[start]
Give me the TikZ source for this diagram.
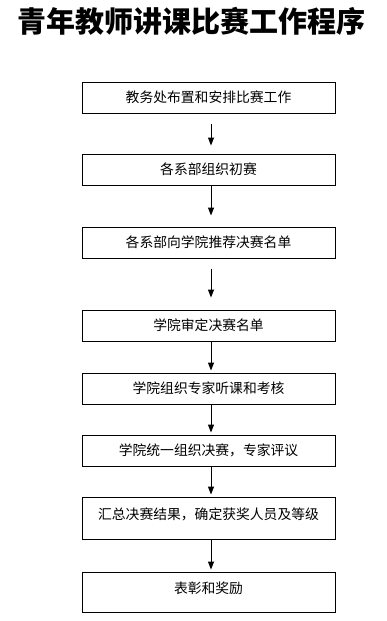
\documentclass[tikz,border=0pt]{standalone}
\usepackage{fontspec}
\newfontfamily\cjk{Noto Sans CJK SC}
\usetikzlibrary{arrows.meta}
\begin{document}
\begin{tikzpicture}[x=1pt,y=-1pt,
  stepbox/.style={draw=black,line width=1pt,minimum width=253pt,minimum height=31pt,inner sep=0pt,font=\cjk\fontsize{13.8pt}{14pt}\selectfont},
  arr/.style={line width=1pt,-{Triangle[width=6pt,length=8pt]}}]
\useasboundingbox (0,0) rectangle (386,621);
\node[font=\cjk\bfseries\fontsize{29pt}{30pt}\selectfont] (title) at (191,21) {青年教师讲课比赛工作程序};
\node[stepbox] (b1) at (208.5,97.5) {教务处布置和安排比赛工作};
\node[stepbox] (b2) at (208.5,169.5) {各系部组织初赛};
\node[stepbox] (b3) at (208.5,242.5) {各系部向学院推荐决赛名单};
\node[stepbox] (b4) at (208.5,325.5) {学院审定决赛名单};
\node[stepbox] (b5) at (208.5,388.5) {学院组织专家听课和考核};
\node[stepbox] (b6) at (208.5,450.5) {学院统一组织决赛，专家评议};
\node[stepbox,minimum height=42pt,text depth=9pt] (b7) at (208.5,518) {汇总决赛结果，确定获奖人员及等级};
\node[stepbox,minimum height=40pt,text depth=8pt] (b8) at (208.5,592) {表彰和奖励};
\draw[arr,shorten <=10pt,shorten >=8pt] ([xshift=2.5pt]b1.south) -- ([xshift=2.5pt]b2.north);
\draw[arr,shorten >=11pt] ([xshift=2.5pt]b2.south) -- ([xshift=2.5pt]b3.north);
\draw[arr,shorten <=10pt,shorten >=12pt] ([xshift=2.5pt]b3.south) -- ([xshift=2.5pt]b4.north);
\draw[arr,shorten >=2pt] ([xshift=2.5pt]b4.south) -- ([xshift=2.5pt]b5.north);
\draw[arr,shorten >=2pt] ([xshift=2.5pt]b5.south) -- ([xshift=2.5pt]b6.north);
\draw[arr,shorten >=2pt] ([xshift=2.5pt]b6.south) -- ([xshift=2.5pt]b7.north);
\draw[arr,shorten >=2pt] ([xshift=2.5pt]b7.south) -- ([xshift=2.5pt]b8.north);
\end{tikzpicture}
\end{document}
[end]
Exercise -> Reproduce the whole listing above word for word, but not its pictures.

Result ->
Give me the TikZ source for this diagram.
\documentclass[tikz,border=0pt]{standalone}
\usepackage{fontspec}
\newfontfamily\cjk{Noto Sans CJK SC}
\usetikzlibrary{arrows.meta}
\begin{document}
\begin{tikzpicture}[x=1pt,y=-1pt,
  stepbox/.style={draw=black,line width=1pt,minimum width=253pt,minimum height=31pt,inner sep=0pt,font=\cjk\fontsize{13.8pt}{14pt}\selectfont},
  arr/.style={line width=1pt,-{Triangle[width=6pt,length=8pt]}}]
\useasboundingbox (0,0) rectangle (386,621);
\node[font=\cjk\bfseries\fontsize{29pt}{30pt}\selectfont] (title) at (191,21) {青年教师讲课比赛工作程序};
\node[stepbox] (b1) at (208.5,97.5) {教务处布置和安排比赛工作};
\node[stepbox] (b2) at (208.5,169.5) {各系部组织初赛};
\node[stepbox] (b3) at (208.5,242.5) {各系部向学院推荐决赛名单};
\node[stepbox] (b4) at (208.5,325.5) {学院审定决赛名单};
\node[stepbox] (b5) at (208.5,388.5) {学院组织专家听课和考核};
\node[stepbox] (b6) at (208.5,450.5) {学院统一组织决赛，专家评议};
\node[stepbox,minimum height=42pt,text depth=9pt] (b7) at (208.5,518) {汇总决赛结果，确定获奖人员及等级};
\node[stepbox,minimum height=40pt,text depth=8pt] (b8) at (208.5,592) {表彰和奖励};
\draw[arr,shorten <=10pt,shorten >=8pt] ([xshift=2.5pt]b1.south) -- ([xshift=2.5pt]b2.north);
\draw[arr,shorten >=11pt] ([xshift=2.5pt]b2.south) -- ([xshift=2.5pt]b3.north);
\draw[arr,shorten <=10pt,shorten >=12pt] ([xshift=2.5pt]b3.south) -- ([xshift=2.5pt]b4.north);
\draw[arr,shorten >=2pt] ([xshift=2.5pt]b4.south) -- ([xshift=2.5pt]b5.north);
\draw[arr,shorten >=2pt] ([xshift=2.5pt]b5.south) -- ([xshift=2.5pt]b6.north);
\draw[arr,shorten >=2pt] ([xshift=2.5pt]b6.south) -- ([xshift=2.5pt]b7.north);
\draw[arr,shorten >=2pt] ([xshift=2.5pt]b7.south) -- ([xshift=2.5pt]b8.north);
\end{tikzpicture}
\end{document}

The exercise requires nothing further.